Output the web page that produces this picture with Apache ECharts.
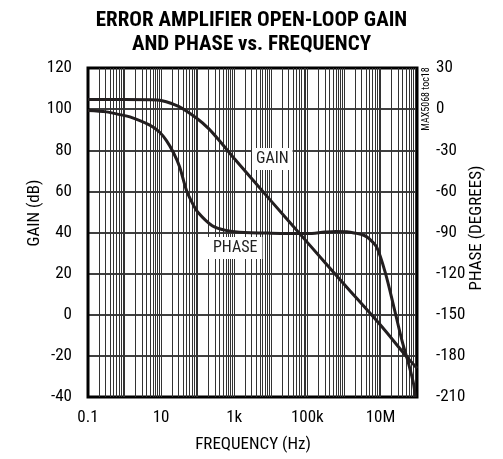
<!DOCTYPE html>
<html>
<head>
<meta charset="utf-8">
<script src="https://cdn.jsdelivr.net/npm/echarts@6/dist/echarts.min.js"></script>
<style>
html,body{margin:0;padding:0;background:#fff;}
#c{width:503px;height:459px;}
</style>
</head>
<body>
<div id="c"></div>
<script>
// ---- data ----
var gainFreq = [0.1, 1, 5, 10, 30, 100, 200, 400, 1000, 10000, 100000, 1000000, 10000000, 50000000, 100000000];
var gainDb   = [104.7, 104.7, 104.6, 104.2, 101.3, 95.2, 90.5, 84.5, 76, 55.5, 35.2, 15, -5, -20, -26];

var phaseFreq = [0.1, 0.32, 0.74, 1.4, 4.9, 9, 14, 22, 32, 49, 70, 100, 250, 600, 1400, 10000, 100000, 300000, 600000, 1200000, 2100000, 3500000, 4800000, 8000000, 13800000, 23400000, 39000000, 59000000, 80000000, 90000000];
var phaseDeg  = [-1, -2, -4, -5.7, -11.7, -16.7, -23, -32, -42, -59, -68, -75, -85, -88.5, -89.8, -90.5, -90.8, -89.7, -89.2, -89.4, -90.5, -92, -94.3, -101, -120, -144.6, -169, -185.8, -200, -210];

var xTickValues = [0.1, 10, 1000, 100000, 10000000];
var xTickLabels = ['0.1', '10', '1k', '100k', '10M'];

var FONT = "'Liberation Sans Narrow', 'Roboto Condensed', 'DejaVu Sans Condensed', 'Arial Narrow', sans-serif";

function pairs(xs, ys) { return xs.map(function (x, i) { return [x, ys[i]]; }); }

// vertical log grid lines (1..9 x 10^k) across the axis range
var vLines = [];
for (var e = -1; e < 8; e++) {
  for (var m = 1; m <= 9; m++) {
    if (m === 1 && e === -1) continue;
    vLines.push({ xAxis: m * Math.pow(10, e) });
  }
}

var chart = echarts.init(document.getElementById('c'), null, { renderer: 'canvas' });
chart.setOption({
  animation: false,
  backgroundColor: '#fff',
  textStyle: { fontFamily: FONT },
  title: {
    text: 'ERROR AMPLIFIER OPEN-LOOP GAIN\nAND PHASE vs. FREQUENCY',
    left: 'center', top: 4,
    textStyle: { fontFamily: FONT, fontWeight: 'bold', fontSize: 21, lineHeight: 24, color: '#000' }
  },
  grid: { left: 88, right: 86, top: 68, bottom: 62, show: true, borderColor: '#000', borderWidth: 3, backgroundColor: 'transparent' },
  xAxis: {
    type: 'log', logBase: 10, min: 0.1, max: 100000000,
    axisLine: { show: false }, axisTick: { show: false },
    splitLine: { show: false },
    axisLabel: {
      fontFamily: FONT, fontSize: 17, color: '#000', margin: 12,
      showMinLabel: true, showMaxLabel: true,
      formatter: function (v) {
        var lv = Math.round(Math.log10(v) * 100);
        for (var i = 0; i < xTickValues.length; i++) {
          if (Math.round(Math.log10(xTickValues[i]) * 100) === lv) return xTickLabels[i];
        }
        return '';
      }
    }
  },
  yAxis: [
    {
      type: 'value', min: -40, max: 120, interval: 20, position: 'left',
      axisLine: { show: false }, axisTick: { show: false },
      splitLine: { show: true, lineStyle: { color: '#000', width: 1.5 } },
      axisLabel: { fontFamily: FONT, fontSize: 17, color: '#000', margin: 16 }
    },
    {
      type: 'value', min: -210, max: 30, interval: 30, position: 'right',
      axisLine: { show: false }, axisTick: { show: false },
      splitLine: { show: false },
      axisLabel: { fontFamily: FONT, fontSize: 17, color: '#000', margin: 19 }
    }
  ],
  graphic: [
    { type: 'text', left: 252, top: 148, z: 10,
      style: { text: 'GAIN', fontFamily: FONT, fontSize: 16, fill: '#222', backgroundColor: '#fff', padding: [3, 4, 3, 4] } },
    { type: 'text', left: 208, top: 237, z: 10,
      style: { text: 'PHASE', fontFamily: FONT, fontSize: 16, fill: '#222', backgroundColor: '#fff', padding: [3, 5, 3, 5] } },
    { type: 'text', x: 35, y: 213, rotation: Math.PI / 2, z: 10,
      style: { text: 'GAIN (dB)', fontFamily: FONT, fontSize: 17, fill: '#000', align: 'center', verticalAlign: 'middle' } },
    { type: 'text', x: 477, y: 228, rotation: Math.PI / 2, z: 10,
      style: { text: 'PHASE (DEGREES)', fontFamily: FONT, fontSize: 17, fill: '#000', align: 'center', verticalAlign: 'middle' } },
    { type: 'text', x: 253, y: 445, z: 10,
      style: { text: 'FREQUENCY (Hz)', fontFamily: FONT, fontSize: 17, fill: '#000', align: 'center', verticalAlign: 'middle' } },
    { type: 'text', x: 426, y: 99, rotation: Math.PI / 2, z: 10,
      style: { text: 'MAX5068 toc18', fontFamily: FONT, fontSize: 10, fill: '#000', align: 'center', verticalAlign: 'middle' } }
  ],
  series: [
    {
      type: 'line', name: 'grid', data: [], z: 1, silent: true,
      markLine: {
        silent: true, symbol: ['none', 'none'], animation: false,
        label: { show: false },
        lineStyle: { color: '#333', width: 1, type: 'solid' },
        emphasis: { disabled: true },
        data: vLines
      }
    },
    {
      type: 'line', name: 'GAIN', yAxisIndex: 0, z: 5,
      data: pairs(gainFreq, gainDb), smooth: 0.3, showSymbol: false,
      lineStyle: { color: '#231f20', width: 3 }
    },
    {
      type: 'line', name: 'PHASE', yAxisIndex: 1, z: 5,
      data: pairs(phaseFreq, phaseDeg), smooth: 0.3, showSymbol: false,
      lineStyle: { color: '#231f20', width: 3 }
    }
  ]
});
</script>
</body>
</html>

_TASK REQUIREMENTS_
Copy every line of the data exactly as written, excluding the pictures.

_RESULT OF THE EXERCISE_
Output the web page that produces this picture with Apache ECharts.
<!DOCTYPE html>
<html>
<head>
<meta charset="utf-8">
<script src="https://cdn.jsdelivr.net/npm/echarts@6/dist/echarts.min.js"></script>
<style>
html,body{margin:0;padding:0;background:#fff;}
#c{width:503px;height:459px;}
</style>
</head>
<body>
<div id="c"></div>
<script>
// ---- data ----
var gainFreq = [0.1, 1, 5, 10, 30, 100, 200, 400, 1000, 10000, 100000, 1000000, 10000000, 50000000, 100000000];
var gainDb   = [104.7, 104.7, 104.6, 104.2, 101.3, 95.2, 90.5, 84.5, 76, 55.5, 35.2, 15, -5, -20, -26];

var phaseFreq = [0.1, 0.32, 0.74, 1.4, 4.9, 9, 14, 22, 32, 49, 70, 100, 250, 600, 1400, 10000, 100000, 300000, 600000, 1200000, 2100000, 3500000, 4800000, 8000000, 13800000, 23400000, 39000000, 59000000, 80000000, 90000000];
var phaseDeg  = [-1, -2, -4, -5.7, -11.7, -16.7, -23, -32, -42, -59, -68, -75, -85, -88.5, -89.8, -90.5, -90.8, -89.7, -89.2, -89.4, -90.5, -92, -94.3, -101, -120, -144.6, -169, -185.8, -200, -210];

var xTickValues = [0.1, 10, 1000, 100000, 10000000];
var xTickLabels = ['0.1', '10', '1k', '100k', '10M'];

var FONT = "'Liberation Sans Narrow', 'Roboto Condensed', 'DejaVu Sans Condensed', 'Arial Narrow', sans-serif";

function pairs(xs, ys) { return xs.map(function (x, i) { return [x, ys[i]]; }); }

// vertical log grid lines (1..9 x 10^k) across the axis range
var vLines = [];
for (var e = -1; e < 8; e++) {
  for (var m = 1; m <= 9; m++) {
    if (m === 1 && e === -1) continue;
    vLines.push({ xAxis: m * Math.pow(10, e) });
  }
}

var chart = echarts.init(document.getElementById('c'), null, { renderer: 'canvas' });
chart.setOption({
  animation: false,
  backgroundColor: '#fff',
  textStyle: { fontFamily: FONT },
  title: {
    text: 'ERROR AMPLIFIER OPEN-LOOP GAIN\nAND PHASE vs. FREQUENCY',
    left: 'center', top: 4,
    textStyle: { fontFamily: FONT, fontWeight: 'bold', fontSize: 21, lineHeight: 24, color: '#000' }
  },
  grid: { left: 88, right: 86, top: 68, bottom: 62, show: true, borderColor: '#000', borderWidth: 3, backgroundColor: 'transparent' },
  xAxis: {
    type: 'log', logBase: 10, min: 0.1, max: 100000000,
    axisLine: { show: false }, axisTick: { show: false },
    splitLine: { show: false },
    axisLabel: {
      fontFamily: FONT, fontSize: 17, color: '#000', margin: 12,
      showMinLabel: true, showMaxLabel: true,
      formatter: function (v) {
        var lv = Math.round(Math.log10(v) * 100);
        for (var i = 0; i < xTickValues.length; i++) {
          if (Math.round(Math.log10(xTickValues[i]) * 100) === lv) return xTickLabels[i];
        }
        return '';
      }
    }
  },
  yAxis: [
    {
      type: 'value', min: -40, max: 120, interval: 20, position: 'left',
      axisLine: { show: false }, axisTick: { show: false },
      splitLine: { show: true, lineStyle: { color: '#000', width: 1.5 } },
      axisLabel: { fontFamily: FONT, fontSize: 17, color: '#000', margin: 16 }
    },
    {
      type: 'value', min: -210, max: 30, interval: 30, position: 'right',
      axisLine: { show: false }, axisTick: { show: false },
      splitLine: { show: false },
      axisLabel: { fontFamily: FONT, fontSize: 17, color: '#000', margin: 19 }
    }
  ],
  graphic: [
    { type: 'text', left: 252, top: 148, z: 10,
      style: { text: 'GAIN', fontFamily: FONT, fontSize: 16, fill: '#222', backgroundColor: '#fff', padding: [3, 4, 3, 4] } },
    { type: 'text', left: 208, top: 237, z: 10,
      style: { text: 'PHASE', fontFamily: FONT, fontSize: 16, fill: '#222', backgroundColor: '#fff', padding: [3, 5, 3, 5] } },
    { type: 'text', x: 35, y: 213, rotation: Math.PI / 2, z: 10,
      style: { text: 'GAIN (dB)', fontFamily: FONT, fontSize: 17, fill: '#000', align: 'center', verticalAlign: 'middle' } },
    { type: 'text', x: 477, y: 228, rotation: Math.PI / 2, z: 10,
      style: { text: 'PHASE (DEGREES)', fontFamily: FONT, fontSize: 17, fill: '#000', align: 'center', verticalAlign: 'middle' } },
    { type: 'text', x: 253, y: 445, z: 10,
      style: { text: 'FREQUENCY (Hz)', fontFamily: FONT, fontSize: 17, fill: '#000', align: 'center', verticalAlign: 'middle' } },
    { type: 'text', x: 426, y: 99, rotation: Math.PI / 2, z: 10,
      style: { text: 'MAX5068 toc18', fontFamily: FONT, fontSize: 10, fill: '#000', align: 'center', verticalAlign: 'middle' } }
  ],
  series: [
    {
      type: 'line', name: 'grid', data: [], z: 1, silent: true,
      markLine: {
        silent: true, symbol: ['none', 'none'], animation: false,
        label: { show: false },
        lineStyle: { color: '#333', width: 1, type: 'solid' },
        emphasis: { disabled: true },
        data: vLines
      }
    },
    {
      type: 'line', name: 'GAIN', yAxisIndex: 0, z: 5,
      data: pairs(gainFreq, gainDb), smooth: 0.3, showSymbol: false,
      lineStyle: { color: '#231f20', width: 3 }
    },
    {
      type: 'line', name: 'PHASE', yAxisIndex: 1, z: 5,
      data: pairs(phaseFreq, phaseDeg), smooth: 0.3, showSymbol: false,
      lineStyle: { color: '#231f20', width: 3 }
    }
  ]
});
</script>
</body>
</html>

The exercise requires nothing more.